June 20, 2014 / 4:31 PM / in 4 years

EU sets deadline for Germany to scrap mobile rate plan

* Germany given 3 months to lower mobile connection rates

* Current rates 80 percent higher than elsewhere

* Legal proceedings could follow

By Julia Fioretti

BRUSSELS, June 20 (Reuters) - The European Commission gave Germany three months to abandon its plans to hike the fees mobile operators can charge each other for connecting calls on Friday, saying they lead to rates more than 80 percent higher than in other countries.

The EU executive issued a first warning to the German telecoms regulator over its plans to raise the so-called mobile termination rates in April, but the Bundesnetzagentur (BNetzA) failed to address its concerns.
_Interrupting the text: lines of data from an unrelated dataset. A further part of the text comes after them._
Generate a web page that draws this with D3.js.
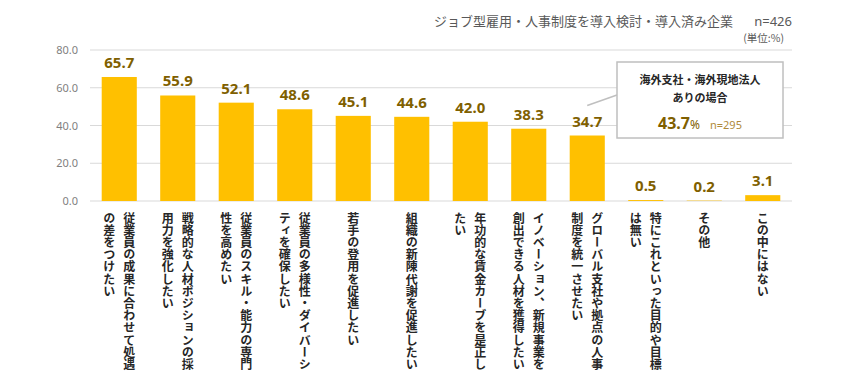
<!DOCTYPE html>
<html><head><meta charset="utf-8">
<script src="https://cdn.jsdelivr.net/npm/d3@7"></script>
<style>
html,body{margin:0;padding:0;background:#fff;}
svg{display:block;font-family:"Noto Sans CJK JP","Noto Sans",sans-serif;}
</style></head>
<body>
<svg id="chart" width="846" height="390"></svg>
<script>
const categories = [
  "従業員の成果に合わせて処遇|の差をつけたい",
  "戦略的な人材ポジションの採|用力を強化したい",
  "従業員のスキル・能力の専門|性を高めたい",
  "従業員の多様性・ダイバーシ|ティを確保したい",
  "若手の登用を促進したい",
  "組織の新陳代謝を促進したい",
  "年功的な賃金カーブを是正し|たい",
  "イノベーション、新規事業を|創出できる人材を獲得したい",
  "グローバル支社や拠点の人事|制度を統一させたい",
  "特にこれといった目的や目標|は無い",
  "その他",
  "この中にはない"
];
const values = [65.7, 55.9, 52.1, 48.6, 45.1, 44.6, 42.0, 38.3, 34.7, 0.5, 0.2, 3.1];
const yTicks = [0, 20, 40, 60, 80];
const titleText = "ジョブ型雇用・人事制度を導入検討・導入済み企業";
const nText = "n=426";
const unitText = "(単位:%)";
const calloutLines = ["海外支社・海外現地法人", "ありの場合"];
const calloutValue = 43.7;
const calloutN = "n=295";
const calloutIndex = 8;

const svg = d3.select("#chart");
const x = d3.scaleBand().domain(d3.range(categories.length)).range([90, 792]).paddingInner(0.4).paddingOuter(0.2);
const y = d3.scaleLinear().domain([0, 80]).range([201, 50]);

// grid
svg.append("g").selectAll("line").data(yTicks).join("line")
  .attr("x1", 90).attr("x2", 792)
  .attr("y1", d => y(d)).attr("y2", d => y(d))
  .attr("stroke", "#d9d9d9").attr("stroke-width", 1);

// y axis
const yAxis = svg.append("g").attr("transform", "translate(78,0)")
  .call(d3.axisLeft(y).tickValues(yTicks).tickFormat(d3.format(".1f")).tickSize(0).tickPadding(0));
yAxis.select(".domain").remove();
yAxis.selectAll("text").attr("fill", "#7f7f7f").style("font-size", "11px").style("font-family", "'Noto Sans',sans-serif");

// bars
svg.append("g").selectAll("rect").data(values).join("rect")
  .attr("x", (d, i) => x(i)).attr("width", x.bandwidth())
  .attr("y", d => y(d)).attr("height", d => y(0) - y(d))
  .attr("fill", "#ffc000");

// value labels
svg.append("g").selectAll("text").data(values).join("text")
  .attr("x", (d, i) => x(i) + x.bandwidth() / 2)
  .attr("y", d => y(d) - 9)
  .attr("text-anchor", "middle")
  .attr("fill", "#7f5f00")
  .style("font-family", "'Noto Sans',sans-serif")
  .style("font-size", "15px").style("font-weight", "bold")
  .text(d => d.toFixed(1));

// category labels (vertical)
const lab = svg.append("g");
categories.forEach((c, i) => {
  const lines = c.split("|");
  const cx = x(i) + x.bandwidth() / 2;
  const n = lines.length;
  lines.forEach((ln, j) => {
    const off = (n - 1) * 10 - j * 20;
    lab.append("text")
      .attr("x", cx + off).attr("y", 212)
      .style("writing-mode", "vertical-rl")
      .style("font-size", "12px").style("font-weight", "bold")
      .style("letter-spacing", "0.2px")
      .attr("fill", "#262626")
      .text(ln);
  });
});

// title
svg.append("text").attr("x", 733).attr("y", 26).attr("text-anchor", "end")
  .attr("fill", "#595959").style("font-size", "13px").text(titleText);
svg.append("text").attr("x", 792).attr("y", 26).attr("text-anchor", "end")
  .attr("fill", "#595959").style("font-size", "13px").style("font-family", "'Noto Sans',sans-serif").text(nText);
svg.append("text").attr("x", 784).attr("y", 42).attr("text-anchor", "end")
  .attr("fill", "#595959").style("font-size", "10.5px").text(unitText);

// callout
const bx = 617, by = 62, bw = 166, bh = 76;
const lx = x(calloutIndex) + x.bandwidth() / 2;
svg.append("line").attr("x1", lx).attr("y1", y(values[calloutIndex]) - 30)
  .attr("x2", bx).attr("y2", 95).attr("stroke", "#bfbfbf").attr("stroke-width", 1.5);
svg.append("rect").attr("x", bx).attr("y", by).attr("width", bw).attr("height", bh)
  .attr("fill", "#fff").attr("stroke", "#bfbfbf").attr("stroke-width", 1.5);
calloutLines.forEach((t, i) => {
  svg.append("text").attr("x", bx + bw / 2).attr("y", by + 22 + i * 18)
    .attr("text-anchor", "middle").attr("fill", "#262626")
    .style("font-size", "11px").style("font-weight", "bold").text(t);
});
const ct = svg.append("text").attr("x", bx + bw / 2).attr("y", by + 67).attr("text-anchor", "middle")
  .style("font-family", "'Noto Sans',sans-serif");
ct.append("tspan").attr("fill", "#7f5f00").style("font-size", "16px").style("font-weight", "bold").text(calloutValue.toFixed(1));
ct.append("tspan").attr("fill", "#7f5f00").style("font-size", "12px").text("%");
ct.append("tspan").attr("dx", 10).attr("fill", "#b08a3a").style("font-size", "11px").text(calloutN);
</script>
</body></html>
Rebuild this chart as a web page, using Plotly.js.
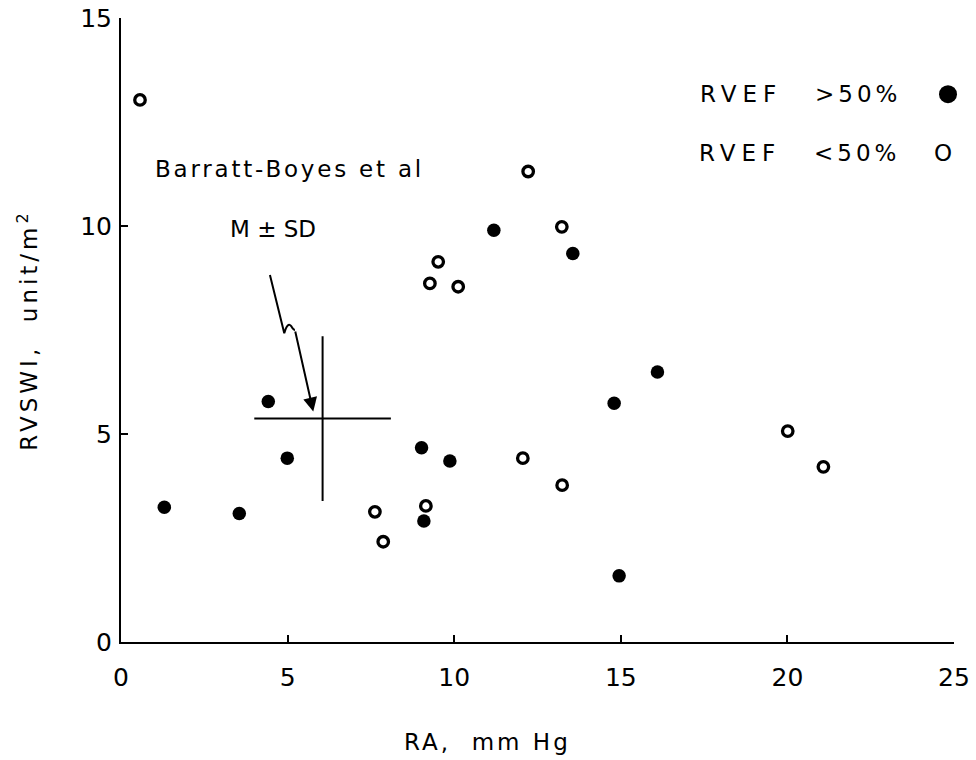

“The German regulator has calculated mobile termination rates ... in a way which differs from the Commission’s recommended approach,” the Commission said in a statement.

BNetzA has three months to convince the Commission that it will amend its tariffs. If it fails to do so, the Commission will follow up with a more formal warning, which could ultimately lead to court proceedings and fines.

Mobile termination rates across Europe average a few euro cents per minute, but operators are reluctant to see them eliminated or even lowered as their revenues decline under competition from increasingly popular internet voice and texting applications.

The Commission says Germany’s plans would clash with the aim of fostering competition among operators and creating a telecoms single market. Calls across networks can only be connected by the operator on the receiving end, meaning that operator has a de facto monopoly on prices, according to the Commission.

EU telecoms commissioner Neelie Kroes has put forward a package to overhaul the struggling telecoms sector and create a single market, which includes forcing mobile operators to eliminate roaming fees charged while using mobile phones abroad.

Industry players, such as Deutsche Telekom, have complained it will eat further into their revenues and stop them investing in higher speed internet infrastructure, an area in which Europe lags behind countries such as South Korea and the United States.